In light of these discussions, many media outlets are speculating that the Australian Government could potentially place a limit on the number of international students permitted to enter the country. While no cap has been officially confirmed, it’s a good idea to be aware of the discourse around the subject.
Here’s what we know so far and how it could affect the future of international education in Australia.
Why is a potential cap on international students being discussed?
Earlier this year, two major reports emerged, both of which made many recommendations to improve Australia’s higher education and migration systems. The first, which focused on Australia’s tertiary education landscape, was the Australian Universities Accord Interim Report and the second was the Review of the Migration System (also known as the Parkinson’s Report).
While the government has already accepted and actioned some of the reports’ recommendations, it is expected that it will adopt more of the proposed changes.

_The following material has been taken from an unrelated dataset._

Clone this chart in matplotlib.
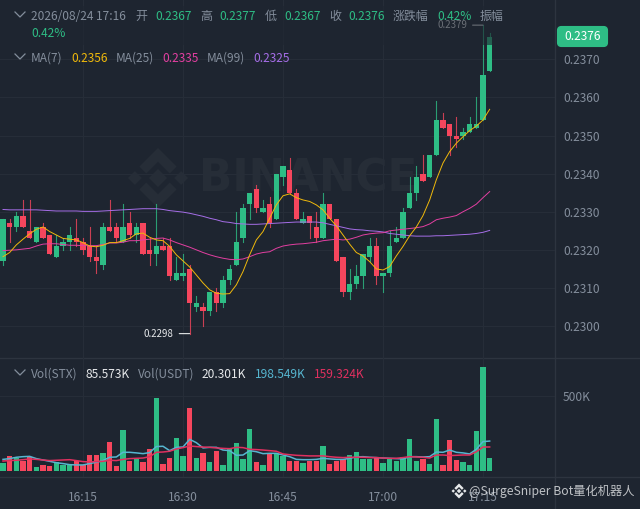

One of these proposed changes is imposing a levy on international students entering the country. The idea behind such a tax would be that a portion of international students’ fees would go into a fund. This fund would then be distributed to universities that don’t receive enough income from international student fees to weather economic challenges.
Another suggestion has been to place a limit on the number of international students allowed to enter Australia every year. The proposal comes as international student numbers exceeded 725,000 in the January to August 2023 period – a 31 per cent increase from the same period in the previous year.

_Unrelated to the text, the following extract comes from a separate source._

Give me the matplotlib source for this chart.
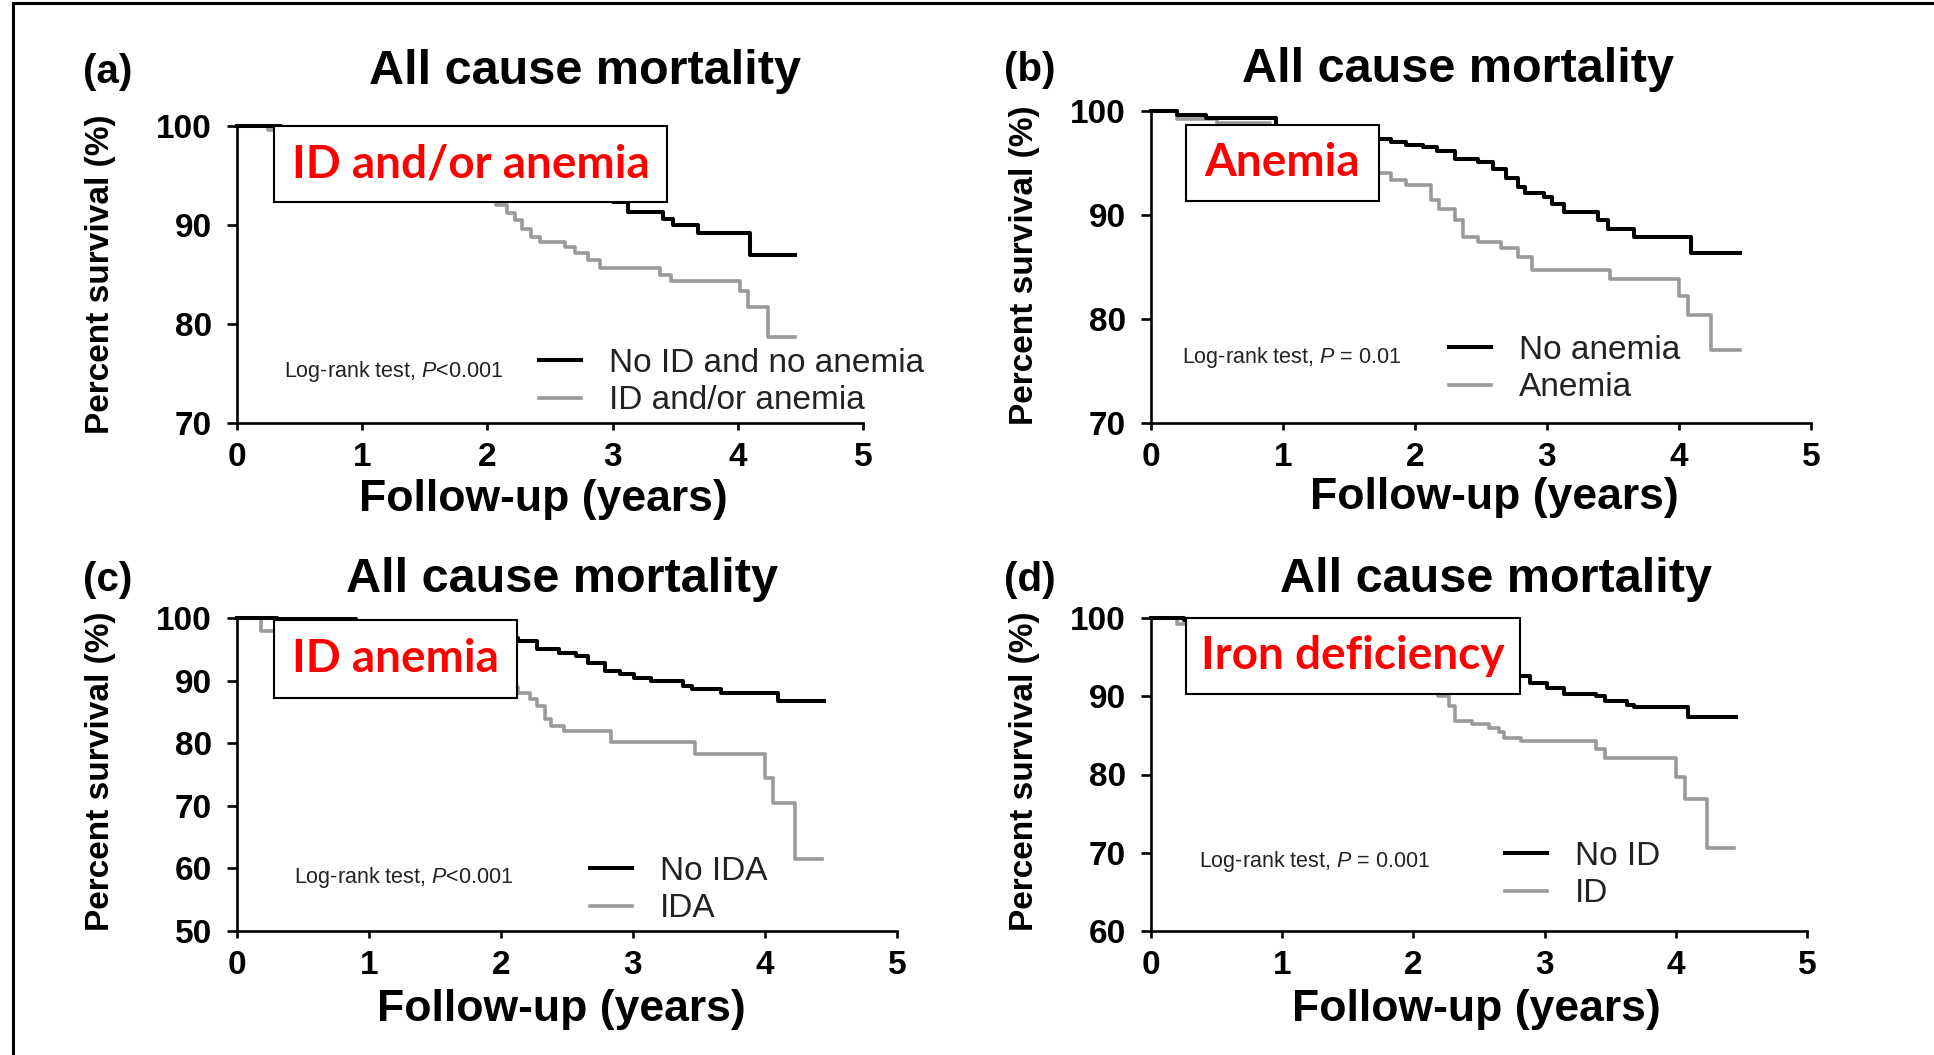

A cap like this is not only being considered in Australia. Last year, reports emerged that UK Prime Minister Rishi Sunak was considering a similar policy for Britain. More recently, several media outlets reported that Canada was also pondering the same move to combat its own housing crisis.
Will the cap actually be implemented?
At the time of publication, the Australian Government has yet to confirm if the cap on international student numbers will be put into effect. However, some major players in the international education sector have high hopes that no cap will take effect this year.
Speaking to Insider Guides, Council of International Students Australia (CISA) President Yeganeh Soltanpour shared that she feels confident that the limit won’t take effect.
“My personal understanding is that the cap will likely not go ahead,” she shared.
According to the Australia Financial Review, Phil Honeywood, chief executive of the International Education Association of Australia (IEAA), shared the sentiment, expressing that he strongly believed there would be no caps placed on incoming international students.
Insider Guides will be updating this article as new information becomes available.